-- Start Exercise data --
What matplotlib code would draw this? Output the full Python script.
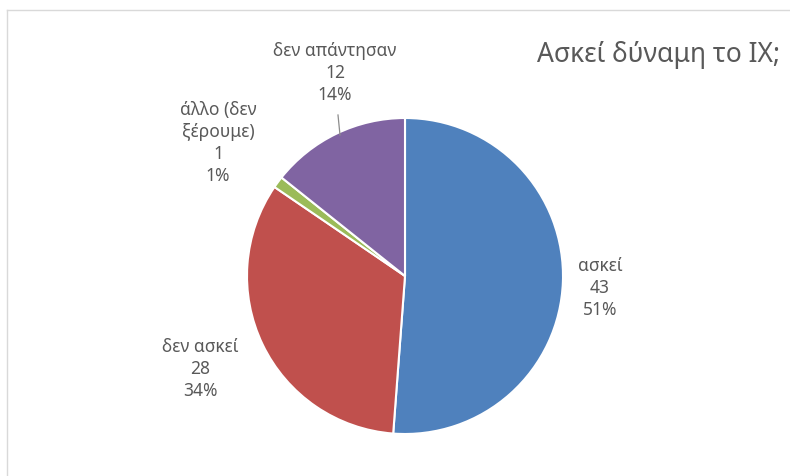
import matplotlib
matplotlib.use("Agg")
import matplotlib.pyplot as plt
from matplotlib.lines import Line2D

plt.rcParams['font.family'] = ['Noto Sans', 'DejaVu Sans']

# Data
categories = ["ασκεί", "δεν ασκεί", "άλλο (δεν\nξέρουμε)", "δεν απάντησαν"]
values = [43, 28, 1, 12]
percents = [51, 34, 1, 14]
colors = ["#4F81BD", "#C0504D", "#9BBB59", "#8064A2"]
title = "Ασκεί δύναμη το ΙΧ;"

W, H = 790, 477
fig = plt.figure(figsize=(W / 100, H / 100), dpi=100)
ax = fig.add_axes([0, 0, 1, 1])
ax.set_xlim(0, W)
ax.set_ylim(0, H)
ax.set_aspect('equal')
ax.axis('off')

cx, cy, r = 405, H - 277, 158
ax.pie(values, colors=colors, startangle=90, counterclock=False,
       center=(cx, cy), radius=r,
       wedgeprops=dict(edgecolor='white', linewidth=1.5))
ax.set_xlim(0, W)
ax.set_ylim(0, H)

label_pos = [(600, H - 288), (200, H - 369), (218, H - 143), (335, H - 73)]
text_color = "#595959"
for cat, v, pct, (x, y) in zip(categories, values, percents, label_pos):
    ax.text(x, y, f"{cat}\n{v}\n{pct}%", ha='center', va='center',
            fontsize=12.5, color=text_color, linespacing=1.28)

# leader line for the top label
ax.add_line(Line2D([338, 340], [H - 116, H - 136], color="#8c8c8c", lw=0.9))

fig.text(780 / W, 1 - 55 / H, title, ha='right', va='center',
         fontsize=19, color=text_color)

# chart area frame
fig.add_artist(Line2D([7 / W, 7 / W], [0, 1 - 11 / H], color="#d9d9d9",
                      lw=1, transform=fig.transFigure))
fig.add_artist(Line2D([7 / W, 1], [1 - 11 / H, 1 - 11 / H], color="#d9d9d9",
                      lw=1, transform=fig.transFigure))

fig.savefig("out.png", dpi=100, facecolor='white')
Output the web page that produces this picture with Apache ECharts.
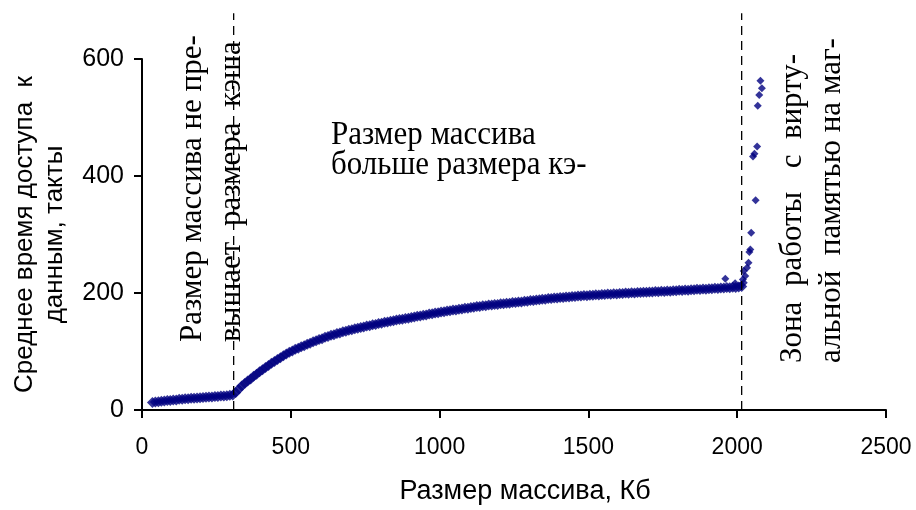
-- End Exercise data --
_Task objective_. Restate the records above in full, word for word. Keep pictures out.

_Solution to this problem_.
What matplotlib code would draw this? Output the full Python script.
import matplotlib
matplotlib.use("Agg")
import matplotlib.pyplot as plt
from matplotlib.lines import Line2D

plt.rcParams['font.family'] = ['Noto Sans', 'DejaVu Sans']

# Data
categories = ["ασκεί", "δεν ασκεί", "άλλο (δεν\nξέρουμε)", "δεν απάντησαν"]
values = [43, 28, 1, 12]
percents = [51, 34, 1, 14]
colors = ["#4F81BD", "#C0504D", "#9BBB59", "#8064A2"]
title = "Ασκεί δύναμη το ΙΧ;"

W, H = 790, 477
fig = plt.figure(figsize=(W / 100, H / 100), dpi=100)
ax = fig.add_axes([0, 0, 1, 1])
ax.set_xlim(0, W)
ax.set_ylim(0, H)
ax.set_aspect('equal')
ax.axis('off')

cx, cy, r = 405, H - 277, 158
ax.pie(values, colors=colors, startangle=90, counterclock=False,
       center=(cx, cy), radius=r,
       wedgeprops=dict(edgecolor='white', linewidth=1.5))
ax.set_xlim(0, W)
ax.set_ylim(0, H)

label_pos = [(600, H - 288), (200, H - 369), (218, H - 143), (335, H - 73)]
text_color = "#595959"
for cat, v, pct, (x, y) in zip(categories, values, percents, label_pos):
    ax.text(x, y, f"{cat}\n{v}\n{pct}%", ha='center', va='center',
            fontsize=12.5, color=text_color, linespacing=1.28)

# leader line for the top label
ax.add_line(Line2D([338, 340], [H - 116, H - 136], color="#8c8c8c", lw=0.9))

fig.text(780 / W, 1 - 55 / H, title, ha='right', va='center',
         fontsize=19, color=text_color)

# chart area frame
fig.add_artist(Line2D([7 / W, 7 / W], [0, 1 - 11 / H], color="#d9d9d9",
                      lw=1, transform=fig.transFigure))
fig.add_artist(Line2D([7 / W, 1], [1 - 11 / H, 1 - 11 / H], color="#d9d9d9",
                      lw=1, transform=fig.transFigure))

fig.savefig("out.png", dpi=100, facecolor='white')
Output the web page that produces this picture with Apache ECharts.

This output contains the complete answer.